* **TASK INSTRUCTIONS**:
Every line of the listing must be reproduced as it stands. Leave the images behind.

* **RECORDED DATA**:

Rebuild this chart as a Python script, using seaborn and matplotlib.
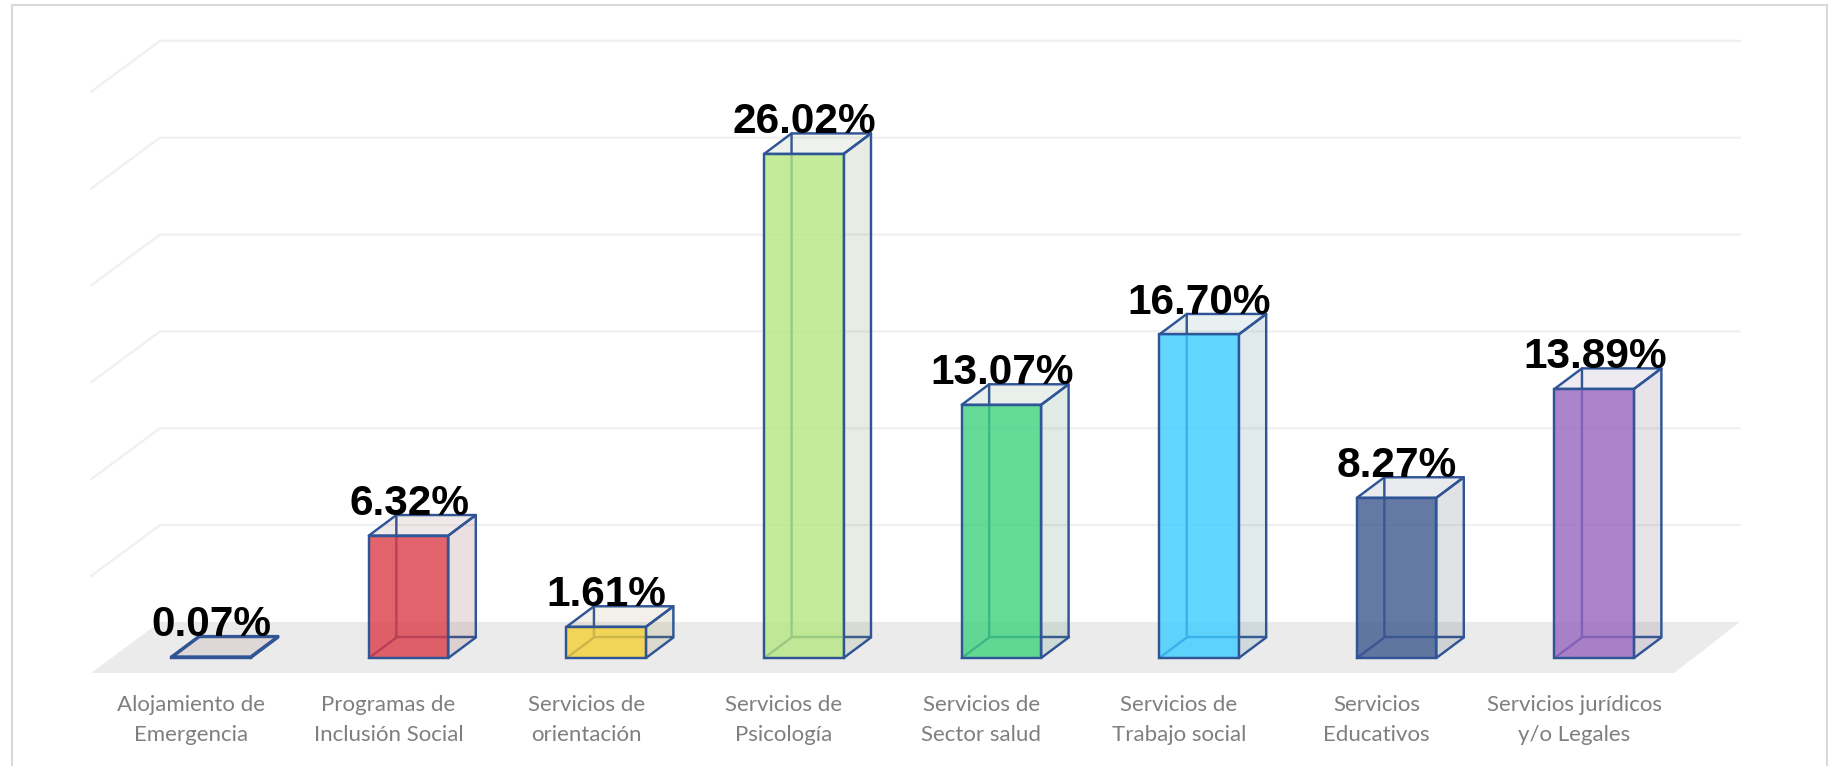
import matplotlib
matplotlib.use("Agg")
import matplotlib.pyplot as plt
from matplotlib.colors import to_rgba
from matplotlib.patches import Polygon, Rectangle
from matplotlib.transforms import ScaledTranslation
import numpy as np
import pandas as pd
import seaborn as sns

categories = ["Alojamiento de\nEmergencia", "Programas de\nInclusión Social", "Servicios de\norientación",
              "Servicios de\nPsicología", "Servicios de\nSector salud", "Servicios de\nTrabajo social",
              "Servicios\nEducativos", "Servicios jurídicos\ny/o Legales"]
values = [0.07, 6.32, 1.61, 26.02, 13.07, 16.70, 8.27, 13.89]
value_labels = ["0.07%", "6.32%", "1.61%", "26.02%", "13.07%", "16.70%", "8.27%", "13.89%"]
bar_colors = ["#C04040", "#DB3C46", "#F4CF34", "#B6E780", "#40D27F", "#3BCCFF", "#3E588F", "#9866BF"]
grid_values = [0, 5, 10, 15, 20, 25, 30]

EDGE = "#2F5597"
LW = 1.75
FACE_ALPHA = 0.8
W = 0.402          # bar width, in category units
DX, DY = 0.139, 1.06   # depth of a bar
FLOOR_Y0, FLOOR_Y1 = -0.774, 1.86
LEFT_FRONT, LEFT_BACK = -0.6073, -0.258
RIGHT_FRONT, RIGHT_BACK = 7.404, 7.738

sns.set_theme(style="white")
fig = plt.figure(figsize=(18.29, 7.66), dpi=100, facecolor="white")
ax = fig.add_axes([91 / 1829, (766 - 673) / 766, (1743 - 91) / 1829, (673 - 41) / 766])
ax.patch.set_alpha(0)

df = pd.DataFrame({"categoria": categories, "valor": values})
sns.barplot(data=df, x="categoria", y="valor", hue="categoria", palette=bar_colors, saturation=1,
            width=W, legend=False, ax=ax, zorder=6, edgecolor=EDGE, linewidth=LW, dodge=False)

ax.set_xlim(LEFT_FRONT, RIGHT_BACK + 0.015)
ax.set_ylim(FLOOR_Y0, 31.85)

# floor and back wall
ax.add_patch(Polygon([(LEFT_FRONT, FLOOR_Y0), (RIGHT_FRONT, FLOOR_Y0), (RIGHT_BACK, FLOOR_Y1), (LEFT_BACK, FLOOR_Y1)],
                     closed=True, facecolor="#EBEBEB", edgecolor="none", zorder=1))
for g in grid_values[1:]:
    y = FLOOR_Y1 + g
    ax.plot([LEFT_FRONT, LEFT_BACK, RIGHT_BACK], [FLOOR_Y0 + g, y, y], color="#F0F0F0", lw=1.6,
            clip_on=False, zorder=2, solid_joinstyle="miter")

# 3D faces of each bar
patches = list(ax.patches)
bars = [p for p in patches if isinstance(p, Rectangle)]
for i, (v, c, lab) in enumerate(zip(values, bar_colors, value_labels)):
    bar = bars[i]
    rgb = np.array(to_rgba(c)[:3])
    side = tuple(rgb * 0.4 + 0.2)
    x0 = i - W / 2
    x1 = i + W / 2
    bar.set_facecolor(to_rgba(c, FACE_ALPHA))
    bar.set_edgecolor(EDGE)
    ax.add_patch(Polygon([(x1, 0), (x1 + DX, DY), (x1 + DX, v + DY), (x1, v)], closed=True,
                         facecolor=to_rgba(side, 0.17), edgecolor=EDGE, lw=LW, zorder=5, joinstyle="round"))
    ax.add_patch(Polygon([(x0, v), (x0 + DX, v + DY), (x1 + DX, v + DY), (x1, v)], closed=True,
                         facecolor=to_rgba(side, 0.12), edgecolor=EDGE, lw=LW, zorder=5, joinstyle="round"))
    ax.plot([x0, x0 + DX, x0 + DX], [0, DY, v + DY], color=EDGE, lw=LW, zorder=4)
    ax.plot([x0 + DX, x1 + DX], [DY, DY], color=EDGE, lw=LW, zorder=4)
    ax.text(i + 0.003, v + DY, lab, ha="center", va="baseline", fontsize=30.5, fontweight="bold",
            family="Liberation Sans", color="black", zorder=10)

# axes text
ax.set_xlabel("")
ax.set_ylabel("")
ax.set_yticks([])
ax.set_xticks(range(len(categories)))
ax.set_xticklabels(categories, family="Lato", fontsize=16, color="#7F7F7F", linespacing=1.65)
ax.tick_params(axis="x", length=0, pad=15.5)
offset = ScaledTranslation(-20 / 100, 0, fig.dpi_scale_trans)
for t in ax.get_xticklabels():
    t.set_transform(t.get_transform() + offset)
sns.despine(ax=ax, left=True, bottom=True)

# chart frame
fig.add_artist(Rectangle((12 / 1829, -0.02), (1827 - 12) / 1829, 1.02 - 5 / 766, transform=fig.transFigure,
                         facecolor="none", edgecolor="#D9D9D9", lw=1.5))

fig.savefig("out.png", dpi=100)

* **RESPONSE FOR THIS EXERCISE**:
Rebuild this chart as a Python script, using seaborn and matplotlib.
import matplotlib
matplotlib.use("Agg")
import matplotlib.pyplot as plt
from matplotlib.colors import to_rgba
from matplotlib.patches import Polygon, Rectangle
from matplotlib.transforms import ScaledTranslation
import numpy as np
import pandas as pd
import seaborn as sns

categories = ["Alojamiento de\nEmergencia", "Programas de\nInclusión Social", "Servicios de\norientación",
              "Servicios de\nPsicología", "Servicios de\nSector salud", "Servicios de\nTrabajo social",
              "Servicios\nEducativos", "Servicios jurídicos\ny/o Legales"]
values = [0.07, 6.32, 1.61, 26.02, 13.07, 16.70, 8.27, 13.89]
value_labels = ["0.07%", "6.32%", "1.61%", "26.02%", "13.07%", "16.70%", "8.27%", "13.89%"]
bar_colors = ["#C04040", "#DB3C46", "#F4CF34", "#B6E780", "#40D27F", "#3BCCFF", "#3E588F", "#9866BF"]
grid_values = [0, 5, 10, 15, 20, 25, 30]

EDGE = "#2F5597"
LW = 1.75
FACE_ALPHA = 0.8
W = 0.402          # bar width, in category units
DX, DY = 0.139, 1.06   # depth of a bar
FLOOR_Y0, FLOOR_Y1 = -0.774, 1.86
LEFT_FRONT, LEFT_BACK = -0.6073, -0.258
RIGHT_FRONT, RIGHT_BACK = 7.404, 7.738

sns.set_theme(style="white")
fig = plt.figure(figsize=(18.29, 7.66), dpi=100, facecolor="white")
ax = fig.add_axes([91 / 1829, (766 - 673) / 766, (1743 - 91) / 1829, (673 - 41) / 766])
ax.patch.set_alpha(0)

df = pd.DataFrame({"categoria": categories, "valor": values})
sns.barplot(data=df, x="categoria", y="valor", hue="categoria", palette=bar_colors, saturation=1,
            width=W, legend=False, ax=ax, zorder=6, edgecolor=EDGE, linewidth=LW, dodge=False)

ax.set_xlim(LEFT_FRONT, RIGHT_BACK + 0.015)
ax.set_ylim(FLOOR_Y0, 31.85)

# floor and back wall
ax.add_patch(Polygon([(LEFT_FRONT, FLOOR_Y0), (RIGHT_FRONT, FLOOR_Y0), (RIGHT_BACK, FLOOR_Y1), (LEFT_BACK, FLOOR_Y1)],
                     closed=True, facecolor="#EBEBEB", edgecolor="none", zorder=1))
for g in grid_values[1:]:
    y = FLOOR_Y1 + g
    ax.plot([LEFT_FRONT, LEFT_BACK, RIGHT_BACK], [FLOOR_Y0 + g, y, y], color="#F0F0F0", lw=1.6,
            clip_on=False, zorder=2, solid_joinstyle="miter")

# 3D faces of each bar
patches = list(ax.patches)
bars = [p for p in patches if isinstance(p, Rectangle)]
for i, (v, c, lab) in enumerate(zip(values, bar_colors, value_labels)):
    bar = bars[i]
    rgb = np.array(to_rgba(c)[:3])
    side = tuple(rgb * 0.4 + 0.2)
    x0 = i - W / 2
    x1 = i + W / 2
    bar.set_facecolor(to_rgba(c, FACE_ALPHA))
    bar.set_edgecolor(EDGE)
    ax.add_patch(Polygon([(x1, 0), (x1 + DX, DY), (x1 + DX, v + DY), (x1, v)], closed=True,
                         facecolor=to_rgba(side, 0.17), edgecolor=EDGE, lw=LW, zorder=5, joinstyle="round"))
    ax.add_patch(Polygon([(x0, v), (x0 + DX, v + DY), (x1 + DX, v + DY), (x1, v)], closed=True,
                         facecolor=to_rgba(side, 0.12), edgecolor=EDGE, lw=LW, zorder=5, joinstyle="round"))
    ax.plot([x0, x0 + DX, x0 + DX], [0, DY, v + DY], color=EDGE, lw=LW, zorder=4)
    ax.plot([x0 + DX, x1 + DX], [DY, DY], color=EDGE, lw=LW, zorder=4)
    ax.text(i + 0.003, v + DY, lab, ha="center", va="baseline", fontsize=30.5, fontweight="bold",
            family="Liberation Sans", color="black", zorder=10)

# axes text
ax.set_xlabel("")
ax.set_ylabel("")
ax.set_yticks([])
ax.set_xticks(range(len(categories)))
ax.set_xticklabels(categories, family="Lato", fontsize=16, color="#7F7F7F", linespacing=1.65)
ax.tick_params(axis="x", length=0, pad=15.5)
offset = ScaledTranslation(-20 / 100, 0, fig.dpi_scale_trans)
for t in ax.get_xticklabels():
    t.set_transform(t.get_transform() + offset)
sns.despine(ax=ax, left=True, bottom=True)

# chart frame
fig.add_artist(Rectangle((12 / 1829, -0.02), (1827 - 12) / 1829, 1.02 - 5 / 766, transform=fig.transFigure,
                         facecolor="none", edgecolor="#D9D9D9", lw=1.5))

fig.savefig("out.png", dpi=100)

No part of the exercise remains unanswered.